Open Source Scholarship
Paul (see below) also has an interesting short piece asking "Why is open source scholarship so threatening?" It's a good question - after all, scholars are surely in the business of developing new ideas. And all of us like Newton, surely recognise that :
If I have seen further it is by standing on the shoulders of giants.
Isaac Newton, Letter to Robert Hooke, February 5, 1675
That is, scholarship works through the free and wide dissemination of ideas, and their free discussion and adaptation as well as adoption by others.
In that light "open source" is the obvious mode of publication for the scholarly enterprise.

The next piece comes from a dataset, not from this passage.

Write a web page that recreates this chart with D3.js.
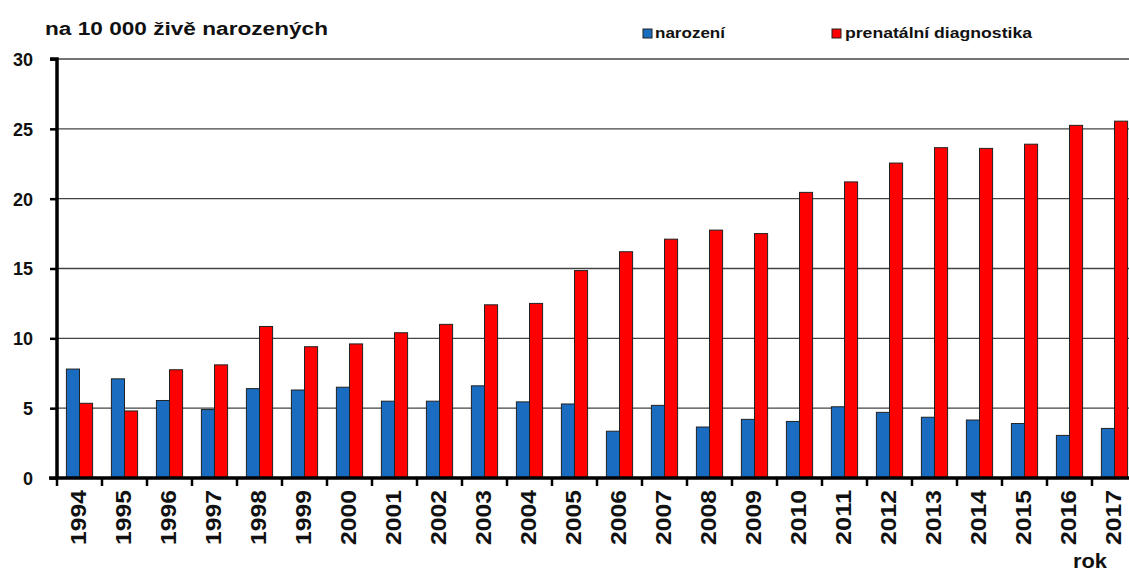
<!DOCTYPE html>
<html><head><meta charset="utf-8">
<script src="https://cdn.jsdelivr.net/npm/d3@7"></script>
<style>body{margin:0;background:#fff}svg{display:block}text{font-family:"Liberation Sans",Arial,sans-serif;font-weight:bold;fill:#111}</style>
</head><body><svg id="c" width="1129" height="574"></svg>
<script>
const years = ["1994","1995","1996","1997","1998","1999","2000","2001","2002","2003","2004","2005","2006","2007","2008","2009","2010","2011","2012","2013","2014","2015","2016","2017"];
const narozeni = [7.8,7.1,5.55,4.9,6.4,6.3,6.5,5.5,5.5,6.6,5.45,5.3,3.35,5.2,3.65,4.2,4.05,5.1,4.7,4.35,4.15,3.9,3.05,3.55];
const prenatalni = [5.35,4.8,7.75,8.1,10.85,9.4,9.6,10.4,11.0,12.4,12.5,14.85,16.2,17.1,17.75,17.5,20.45,21.2,22.55,23.65,23.6,23.9,25.25,25.55];
const seriesNames = ["narození","prenatální diagnostika"];
const colors = ["#1a6cc0","#ff0000"];
const yTicks = [0,5,10,15,20,25,30];
const title = "na 10 000 živě narozených";
const xTitle = "rok";

const svg = d3.select("#c");
const x0 = 57, bw = 45;
const x = d3.scaleBand().domain(years).range([x0, x0 + bw*years.length]).padding(0);
const xs = d3.scaleBand().domain([0,1]).range([9.4, 35.6]).padding(0);
const y = d3.scaleLinear().domain([0,30]).range([478, 59]);

// gridlines
svg.append("g").selectAll("line").data(yTicks.filter(d=>d>0)).join("line")
  .attr("x1", x0).attr("x2", 1129).attr("y1", d=>y(d)).attr("y2", d=>y(d))
  .attr("stroke", "#444").attr("stroke-width", 1.3);

// bars
const data = [narozeni, prenatalni];
data.forEach((vals, si) => {
  svg.append("g").selectAll("rect").data(years).join("rect")
    .attr("x", d => x(d) + xs(si))
    .attr("width", xs.bandwidth())
    .attr("y", (d,i) => y(vals[i]))
    .attr("height", (d,i) => y(0) - y(vals[i]))
    .attr("fill", colors[si]).attr("stroke", "#222").attr("stroke-width", 1);
});

// y axis
const ya = svg.append("g").attr("transform", `translate(${x0},0)`)
  .call(d3.axisLeft(y).tickValues(yTicks).tickSize(7).tickPadding(10).tickFormat(d3.format("d")));
ya.select(".domain").attr("stroke", "#000").attr("stroke-width", 3.5).attr("d", `M-7,${y(30)}H0V${y(0)+1}`);
ya.selectAll(".tick line").attr("stroke", "#000").attr("stroke-width", 2.5);
ya.selectAll(".tick text").attr("font-size", 18).attr("font-weight", "bold").attr("fill", "#111")
  .attr("font-family", '"Liberation Sans",Arial,sans-serif').attr("x", -24).attr("dy", "0.36em");

// x axis
const xa = svg.append("g").attr("transform", `translate(0,${y(0)})`);
xa.append("line").attr("x1", x0-8).attr("x2", 1129).attr("y1", 0).attr("y2", 0)
  .attr("stroke", "#000").attr("stroke-width", 3.5);
xa.selectAll(".tk").data(years).join("line").attr("class","tk")
  .attr("x1", d => x(d)).attr("x2", d => x(d)).attr("y1", 0).attr("y2", 8)
  .attr("stroke", "#000").attr("stroke-width", 2.5);
xa.selectAll(".lb").data(years).join("text").attr("class","lb")
  .attr("transform", d => `translate(${x(d)+x.bandwidth()/2 - 1},12) rotate(-90)`)
  .attr("text-anchor", "end").attr("dy", "0.36em").attr("font-size", 22)
  .attr("textLength", 55).attr("lengthAdjust", "spacingAndGlyphs").text(d => d);

// title
svg.append("text").attr("x", 45).attr("y", 35).attr("font-size", 18)
  .attr("textLength", 283).attr("lengthAdjust", "spacingAndGlyphs").text(title);

// x title
svg.append("text").attr("x", 1073).attr("y", 568).attr("font-size", 20)
  .attr("textLength", 34).attr("lengthAdjust", "spacingAndGlyphs").text(xTitle);

// legend
const leg = [{x:643, tx:655, w:70},{x:832, tx:845, w:187}];
leg.forEach((l, i) => {
  svg.append("rect").attr("x", l.x).attr("y", 29).attr("width", 9).attr("height", 9)
    .attr("fill", colors[i]).attr("stroke", "#222").attr("stroke-width", 1);
  svg.append("text").attr("x", l.tx).attr("y", 38).attr("font-size", 15)
    .attr("textLength", l.w).attr("lengthAdjust", "spacingAndGlyphs").text(seriesNames[i]);
});
</script></body></html>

Yet, this enterprise also depends on selection (see Vannevar Bush's classic "As we may think
"). In a world where information overload
is a significant part of everyday life we rely on the preselection that publishers perform, through the peer review process, to weed out most of the rubbish and leave us to select what we need from the "good stuff".
The examples Paul uses raise these questions quite accutely. They are both translation projects. His piece starts from comments
about an open Bible translation (WEB
and his example of what open source scholarship means is the Open Scrolls Project
Now, we all know that translation is a difficult task. A quick dip into the b-Hebrew list
will show that. It is also a potentially dangerous one, Bible translation is dangerous because for millions of people the texts being translated are Scripture, authorities in their lives. The potential harm of mistranslation of the DSS is less obvious, however if a mistranslation gets widely spread, it can make the scholar's task of communicating the results of their work to the interested public more difficult (and a translation on the web is likely to spread widely)!
The Open Scrolls Project is quite clear that it is NOT seeking a high level of scholarly work:
Anyone who wishes to help, either with a little or a lot, needs simply to have some working knowledge of Hebrew, Aramaic, or Greek.
Is this "scholarship"?
Equally, scholarly work cites
its sources. The open source model encourages copying and adaptation, when there are multiple versions available the issue of citability also arrises - who will ensure that the edition I cite will be available to you?
On the whole my own inclination is to agree with the suggestion that scholars ought naturally to be inclined towards an open source model. However, one must then work out how to ensure that the activity remains scholarly. David Clines several years ago addressed some of these issues in his article "Publishers: Who Needs Them?
For the Hypertext Bible Commentary & Encyclopaedia
project we hope to make full use of peer reviewing
to ensure scholarly standards. However, what neither we, nor anyone else I know of has solved is how to pay for this purity of scholarship while making the material freely available!
Our best hope is that sales of stable (and therefore citable
) editions to libraries may cover the ongoing running costs.